Really? Are we crazy? Do we love our sport so much that we have become blinded to its dangers? Or are we simply more willing than others to take risks?
Trail running can result in bold and positive changes in the lives of those who truly embrace it. I read an excerpt recently from the book Running the Edge: Discovering the Secrets to Better Running, in which the authors implied that the majority of adults will end up settling for “average”—or, in other words, mediocre—lives. Trail running does not allow for mediocrity, since every run involves elements of surprise, vigor and risk.
As I think about this concept and how it applies to my own life, I hope that it spills over into the lives of my children. My oldest is a high-school graduate, currently working in the field of event management but also considering possible college options. Strange as it may sound, I’m not entirely in favor of her falling in line with the mainstream order of things—which, for a female high-school graduate, generally involves going straight to college, followed by the pursuit of a good job, a successful spouse, a family and, of course, material wealth and career advancement.

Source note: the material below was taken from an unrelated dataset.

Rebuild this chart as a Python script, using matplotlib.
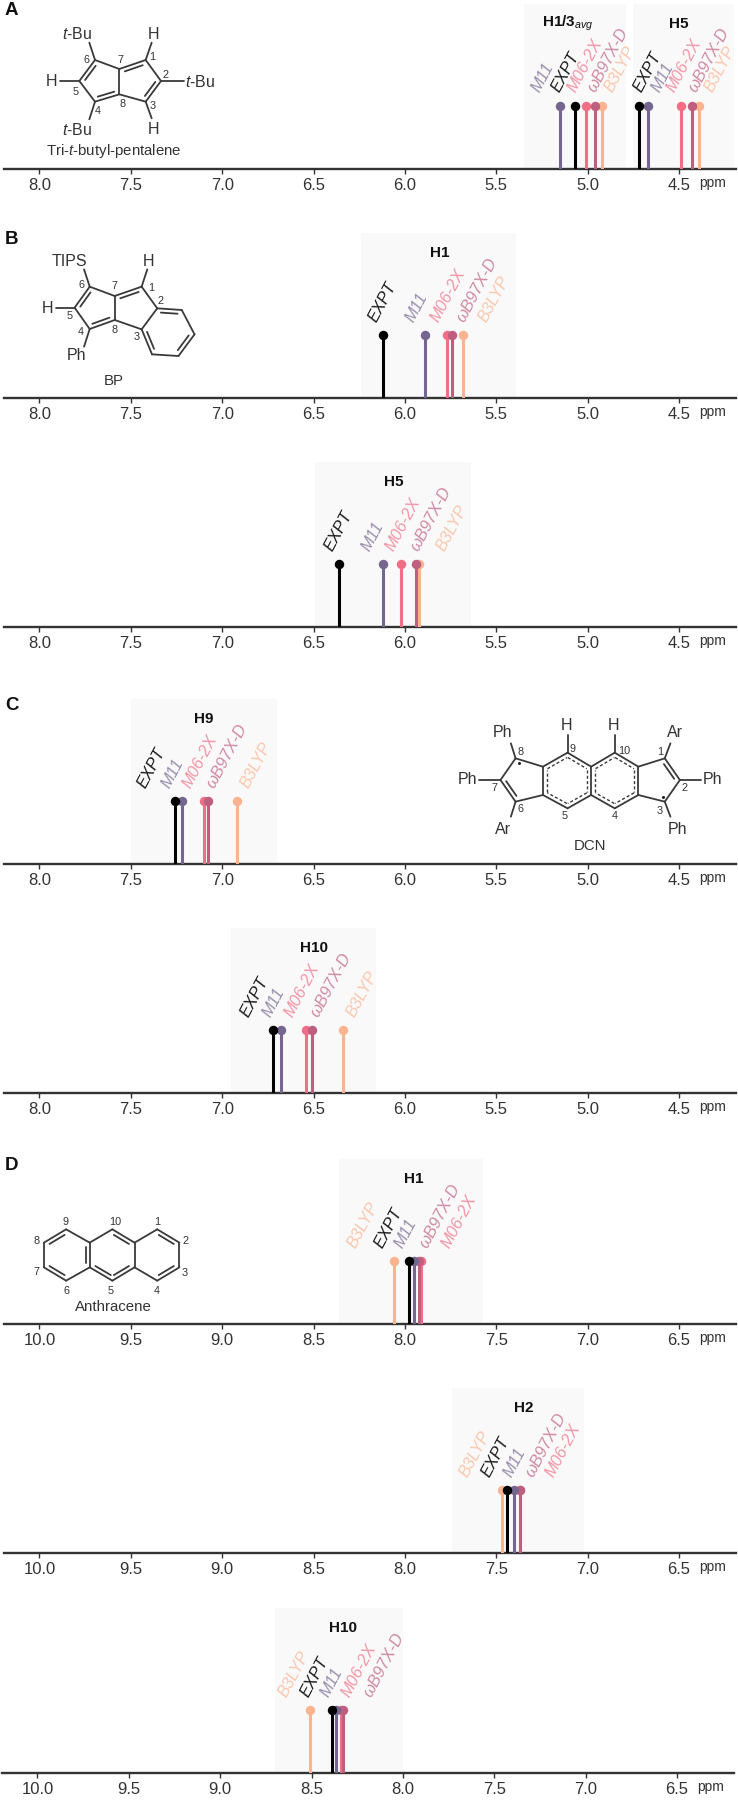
import matplotlib
matplotlib.use("Agg")
import matplotlib.pyplot as plt

plt.rcParams['font.family'] = ['Liberation Sans', 'DejaVu Sans']
plt.rcParams['mathtext.fontset'] = 'custom'
plt.rcParams['mathtext.rm'] = 'Liberation Sans'
plt.rcParams['mathtext.it'] = 'Liberation Sans:italic'
plt.rcParams['mathtext.bf'] = 'Liberation Sans:bold'

W, H = 738, 1800
METHODS = ['EXPT', 'M11', 'M06-2X', 'ωB97X-D', 'B3LYP']
COLORS = {'EXPT': '#000000', 'M11': '#75668f', 'M06-2X': '#f06f86',
          'ωB97X-D': '#bf5f80', 'B3LYP': '#fbb48f'}
DRAW_ORDER = ['B3LYP', 'M06-2X', 'ωB97X-D', 'M11', 'EXPT']

TICKS_A = [8.0, 7.5, 7.0, 6.5, 6.0, 5.5, 5.0, 4.5]
TICKS_D = [10.0, 9.5, 9.0, 8.5, 8.0, 7.5, 7.0, 6.5]

# chemical shifts in order of METHODS
A_H13 = [5.07, 5.15, 5.01, 4.96, 4.92]
A_H5 = [4.72, 4.67, 4.49, 4.43, 4.39]
B_H1 = [6.12, 5.89, 5.77, 5.74, 5.68]
B_H5 = [6.36, 6.12, 6.02, 5.94, 5.92]
C_H9 = [7.26, 7.22, 7.10, 7.08, 6.92]
C_H10 = [6.72, 6.68, 6.54, 6.51, 6.34]
D_H1 = [7.98, 7.95, 7.91, 7.92, 8.06]
D_H2 = [7.44, 7.40, 7.37, 7.37, 7.47]
D_H10 = [8.39, 8.365, 8.34, 8.33, 8.51]

# where each rotated label starts, on the ppm scale
A_H13_LAB = [5.20, 5.31, 5.11, 5.00, 4.91]
A_H5_LAB = [4.75, 4.65, 4.57, 4.45, 4.36]
B_H1_LAB = [6.20, 6.00, 5.86, 5.72, 5.60]
B_H5_LAB = [6.44, 6.24, 6.11, 5.97, 5.83]
C_H9_LAB = [7.465, 7.336, 7.22, 7.09, 6.90]
C_H10_LAB = [6.90, 6.78, 6.66, 6.52, 6.32]
D_H1_LAB = [8.17, 8.06, 7.80, 7.92, 8.315]
D_H2_LAB = [7.58, 7.46, 7.23, 7.34, 7.70]
D_H10_LAB = [8.56, 8.45, 8.34, 8.22, 8.68]

# axis baseline row, x shift, x origin, ticks, then the peak groups of each row
ROWS = [
    (168.5, -2, 8.205, TICKS_A, [(r'$\mathbf{H1/3}_{\mathit{avg}}$', 5.11, (5.35, 4.79), A_H13, A_H13_LAB),
                                 ('H5', 4.50, (4.75, 4.20), A_H5, A_H5_LAB)]),
    (398, -2, 8.205, TICKS_A, [('H1', 5.81, (6.24, 5.39), B_H1, B_H1_LAB)]),
    (627, -2, 8.205, TICKS_A, [('H5', 6.06, (6.49, 5.64), B_H5, B_H5_LAB)]),
    (864, -2, 8.205, TICKS_A, [('H9', 7.10, (7.50, 6.70), C_H9, C_H9_LAB)]),
    (1093, -2, 8.205, TICKS_A, [('H10', 6.50, (6.95, 6.16), C_H10, C_H10_LAB)]),
    (1324, -2, 10.205, TICKS_D, [('H1', 7.95, (8.36, 7.57), D_H1, D_H1_LAB)]),
    (1553, -2, 10.205, TICKS_D, [('H2', 7.35, (7.74, 7.02), D_H2, D_H2_LAB)]),
    (1773, -4, 10.205, TICKS_D, [('H10', 8.33, (8.70, 8.00), D_H10, D_H10_LAB)]),
]
PX_PER_PPM = 182.7
AX_L, AX_R, SPAN_H, STEM_H = 6, 738, 165, 63
LEFT_PAD_PPM = -2 / 182.7
DARK = '#333333'
LABEL_SHIFT_PPM = 0.06

fig = plt.figure(figsize=(W / 100, H / 100), dpi=100, facecolor='white')

for base, shift, left, ticks, groups in ROWS:
    ax = fig.add_axes([(AX_L + shift) / W, 1 - base / H, (AX_R - AX_L) / W, SPAN_H / H])
    x0 = left + LEFT_PAD_PPM
    ax.set_xlim(x0, x0 - (AX_R - AX_L) / PX_PER_PPM)
    ax.set_ylim(0, SPAN_H)
    ax.patch.set_alpha(0)
    for s in ['top', 'left', 'right']:
        ax.spines[s].set_visible(False)
    ax.spines['bottom'].set_linewidth(1.7)
    ax.spines['bottom'].set_color(DARK)
    ax.set_yticks([])
    ax.set_xticks(ticks)
    ax.set_xticklabels([f'{t:.1f}' for t in ticks], fontsize=12, color=DARK)
    ax.tick_params(axis='x', length=3.5, width=1, color=DARK, pad=3)
    ax.annotate('ppm', xy=((715 + shift) / W, 1 - (base + 14) / H), xycoords='figure fraction',
                ha='center', va='center', fontsize=10, color=DARK)
    for title, tx, span, vals, labs in groups:
        ax.axvspan(span[0], span[1], color='#f9f9f9', lw=0, zorder=0)
        ax.text(tx, 145, title, ha='center', va='center', fontsize=11,
                fontweight='bold', color='#111111')
        for m in DRAW_ORDER:
            i = METHODS.index(m)
            ax.vlines(vals[i], 0, STEM_H, color=COLORS[m], lw=2.2, zorder=3)
            ax.plot([vals[i]], [STEM_H], 'o', ms=6.8, color=COLORS[m], mec='none', zorder=4)
            ax.text(labs[i] - LABEL_SHIFT_PPM, STEM_H + 11, m, rotation=62, rotation_mode='anchor',
                    ha='left', va='bottom', fontsize=11.8, style='italic',
                    color=COLORS[m], alpha=0.72 if m != 'EXPT' else 0.9, zorder=5)

# chemical structures, on an overlay in reference pixels
ov = fig.add_axes([0, 0, 1, 1])
ov.set_xlim(0, W)
ov.set_ylim(H, 0)
ov.axis('off')
LINE = '#3a3a3a'

def bond(a, b, **kw):
    ov.plot([a[0], b[0]], [a[1], b[1]], color=LINE, lw=kw.get('lw', 1.3),
            ls=kw.get('ls', '-'), solid_capstyle='round')

def inner(a, b, c, ls='-', off=4.0, trim=0.16):
    """second line of a double bond, moved towards the ring centre c"""
    dx, dy = b[0] - a[0], b[1] - a[1]
    n = (dx * dx + dy * dy) ** 0.5
    nx, ny = -dy / n, dx / n
    mx, my = (a[0] + b[0]) / 2, (a[1] + b[1]) / 2
    if (c[0] - mx) * nx + (c[1] - my) * ny < 0:
        nx, ny = -nx, -ny
    p = (a[0] + dx * trim + nx * off, a[1] + dy * trim + ny * off)
    q = (b[0] - dx * trim + nx * off, b[1] - dy * trim + ny * off)
    if ls == '-':
        bond(p, q)
    else:
        ov.plot([p[0], q[0]], [p[1], q[1]], color=LINE, lw=1.0, ls=(0, (2.2, 1.6)))

def mean(*pts):
    return (sum(p[0] for p in pts) / len(pts), sum(p[1] for p in pts) / len(pts))

def lab(p, s, size=11.5):
    ov.text(p[0], p[1], s, ha='center', va='center', fontsize=size, color='#333333')

def num(p, s):
    lab(p, s, 7.8)

def panel(p, s):
    ov.text(p[0], p[1], s, ha='center', va='center', fontsize=13.5, fontweight='bold', color='#111111')

TBU = r'$\mathit{t}$-Bu'

# A
def a(x, y):
    return (x / 3, y / 3)
panel(a(35, 32), 'A')
c6, c7, c8, c4, c5 = a(285, 180), a(358, 207), a(358, 283), a(285, 305), a(238, 243)
c1, c2, c3 = a(437, 180), a(483, 243), a(437, 305)
for p, q in [(c6, c7), (c7, c8), (c8, c4), (c4, c5), (c5, c6), (c7, c1), (c1, c2), (c2, c3), (c3, c8)]:
    bond(p, q)
lc, rc = mean(c6, c7, c8, c4, c5), mean(c7, c1, c2, c3, c8)
inner(c6, c5, lc); inner(c8, c4, lc); inner(c7, c1, rc); inner(c2, c3, rc)
for p, q in [(c6, a(268, 128)), (c5, a(180, 243)), (c4, a(268, 358)), (c1, a(455, 128)), (c2, a(553, 243)), (c3, a(455, 355))]:
    bond(p, q)
for p, s in [(a(230, 103), TBU), (a(461, 103), 'H'), (a(155, 245), 'H'), (a(600, 245), TBU),
             (a(230, 390), TBU), (a(461, 390), 'H')]:
    lab(p, s)
lab(a(340, 452), r'Tri-$\mathit{t}$-butyl-pentalene', 10.8)
for p, s in [(a(258, 180), '6'), (a(362, 180), '7'), (a(458, 172), '1'), (a(497, 225), '2'),
             (a(228, 275), '5'), (a(367, 313), '8'), (a(292, 332), '4'), (a(458, 318), '3')]:
    num(p, s)

# B
def b(x, y):
    return (x / 2.118, y / 3 + 220)
panel(b(25, 58), 'B')
c6, c7, c8, c4, c5 = b(190, 200), b(243, 228), b(243, 300), b(190, 327), b(158, 263)
c1, c2, c3 = b(300, 200), b(333, 265), b(300, 328)
r1, r2, r3, r4 = b(385, 270), b(412, 343), b(378, 408), b(322, 403)
for p, q in [(c6, c7), (c7, c8), (c8, c4), (c4, c5), (c5, c6), (c7, c1), (c1, c2), (c2, c3), (c3, c8),
             (c2, r1), (r1, r2), (r2, r3), (r3, r4), (r4, c3)]:
    bond(p, q)
lc, rc, bc = mean(c6, c7, c8, c4, c5), mean(c7, c1, c2, c3, c8), mean(c2, r1, r2, r3, r4, c3)
inner(c6, c5, lc); inner(c8, c4, lc); inner(c7, c1, rc); inner(c2, r1, bc); inner(r2, r3, bc); inner(r4, c3, bc)
for p, q in [(c1, b(312, 148)), (c6, b(178, 148)), (c5, b(118, 263)), (c4, b(178, 380))]:
    bond(p, q)
for p, s in [(b(315, 125), 'H'), (b(148, 125), 'TIPS'), (b(100, 265), 'H'), (b(162, 405), 'Ph')]:
    lab(p, s)
lab(b(240, 482), 'BP', 10.8)
for p, s in [(b(173, 195), '6'), (b(243, 198), '7'), (b(320, 203), '1'), (b(340, 243), '2'),
             (b(148, 287), '5'), (b(172, 335), '4'), (b(243, 330), '8'), (b(290, 352), '3')]:
    num(p, s)

# C
def cc(x, y):
    return (x / 2.118, y / 3 + 680)
panel(cc(25, 75), 'C')
c8, c7, c6 = cc(1092, 235), cc(1060, 300), cc(1092, 365)
lt, lb, c9, c5 = cc(1150, 260), cc(1150, 345), cc(1202, 218), cc(1202, 385)
ct, cb, c10, c4 = cc(1252, 260), cc(1252, 345), cc(1302, 218), cc(1302, 385)
rt, rb, c1, c2, c3 = cc(1352, 260), cc(1352, 345), cc(1408, 235), cc(1440, 300), cc(1408, 365)
for p, q in [(c8, c7), (c7, c6), (c6, lb), (lb, lt), (lt, c8), (lt, c9), (c9, ct), (ct, cb), (cb, c5), (c5, lb),
             (ct, c10), (c10, rt), (rt, rb), (rb, c4), (c4, cb), (rt, c1), (c1, c2), (c2, c3), (c3, rb)]:
    bond(p, q)
lc, rc = mean(c8, c7, c6, lb, lt), mean(rt, c1, c2, c3, rb)
inner(c7, c6, lc); inner(c1, c2, rc)
h1, h2 = mean(lt, c9, ct, cb, c5, lb), mean(ct, c10, rt, rb, c4, cb)
for p, q in [(lt, c9), (c9, ct), (ct, cb), (cb, c5), (c5, lb), (lb, lt)]:
    inner(p, q, h1, ls='--', trim=0.1)
for p, q in [(ct, c10), (c10, rt), (rt, rb), (rb, c4), (c4, cb), (cb, ct)]:
    inner(p, q, h2, ls='--', trim=0.1)
for p, q in [(c8, cc(1082, 190)), (c7, cc(1015, 300)), (c6, cc(1082, 410)), (c9, cc(1202, 165)),
             (c10, cc(1302, 165)), (c1, cc(1420, 190)), (c2, cc(1485, 300)), (c3, cc(1420, 410))]:
    bond(p, q)
for p, s in [(cc(1065, 157), 'Ph'), (cc(990, 300), 'Ph'), (cc(1065, 450), 'Ar'), (cc(1200, 138), 'H'),
             (cc(1300, 138), 'H'), (cc(1430, 157), 'Ar'), (cc(1510, 300), 'Ph'), (cc(1435, 450), 'Ph')]:
    lab(p, s)
lab(cc(1250, 498), 'DCN', 10.8)
for p, s in [(cc(1103, 215), '8'), (cc(1213, 208), '9'), (cc(1322, 212), '10'), (cc(1398, 215), '1'),
             (cc(1450, 325), '2'), (cc(1398, 392), '3'), (cc(1302, 407), '4'), (cc(1196, 407), '5'),
             (cc(1103, 388), '6'), (cc(1048, 325), '7')]:
    num(p, s)
for p in [cc(1100, 248), cc(1405, 352)]:
    ov.plot([p[0]], [p[1]], 'o', ms=2.2, color='#222222', mec='none')

# D
def d(x, y):
    return (x / 2.118, y / 3 + 1130)
panel(d(25, 108), 'D')
t1, t2, t3 = d(140, 298), d(238, 298), d(333, 298)
l1, l2, l3, l4, l5 = d(93, 338), d(93, 412), d(140, 452), d(190, 412), d(190, 338)
m = d(238, 452)
r1, r2, r3, r4, r5 = d(285, 338), d(285, 412), d(333, 452), d(380, 412), d(380, 338)
for p, q in [(t1, l1), (l1, l2), (l2, l3), (l3, l4), (l4, l5), (l5, t1), (l5, t2), (t2, r1), (r1, r2), (r2, m), (m, l4),
             (r1, t3), (t3, r5), (r5, r4), (r4, r3), (r3, r2)]:
    bond(p, q)
lc, mc, rc = mean(t1, l1, l2, l3, l4, l5), mean(l5, t2, r1, r2, m, l4), mean(r1, t3, r5, r4, r3, r2)
inner(t1, l1, lc); inner(l2, l3, lc); inner(l4, l5, lc); inner(t2, r1, mc); inner(l4, m, mc); inner(m, r2, mc)
inner(t3, r5, rc); inner(r4, r3, rc)
for p, s in [(d(138, 277), '9'), (d(245, 277), '10'), (d(333, 277), '1'), (d(392, 333), '2'), (d(392, 428), '3'),
             (d(333, 483), '4'), (d(235, 483), '5'), (d(140, 483), '6'), (d(77, 425), '7'), (d(77, 333), '8')]:
    num(p, s)
lab(d(240, 530), 'Anthracene', 10.8)

fig.savefig('out.png', dpi=100, facecolor='white')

What I do favor for her, and for my younger daughter, is a life that’s constantly evolving by order of what’s meaningful and purposeful to them, as opposed to what society expects of them. I want to encourage them to risk following different and “scary” paths, if that’s what it takes to reach their goals. Many of their peers will choose to stare at their hopes and dreams from afar, too afraid to move towards them. I hope, however, that my daughters will acknowledge the poisonous snakes, the dangerous rock crevices and the hidden tree roots, and recognize that they are merely obstacles and not roadblocks.
Such is life for the trail runner. Every path traveled is full of obstacles that threaten to stop us in our tracks. Yet, diverting to a safer, more traveled path that leads to an “average” destination simply isn’t an option.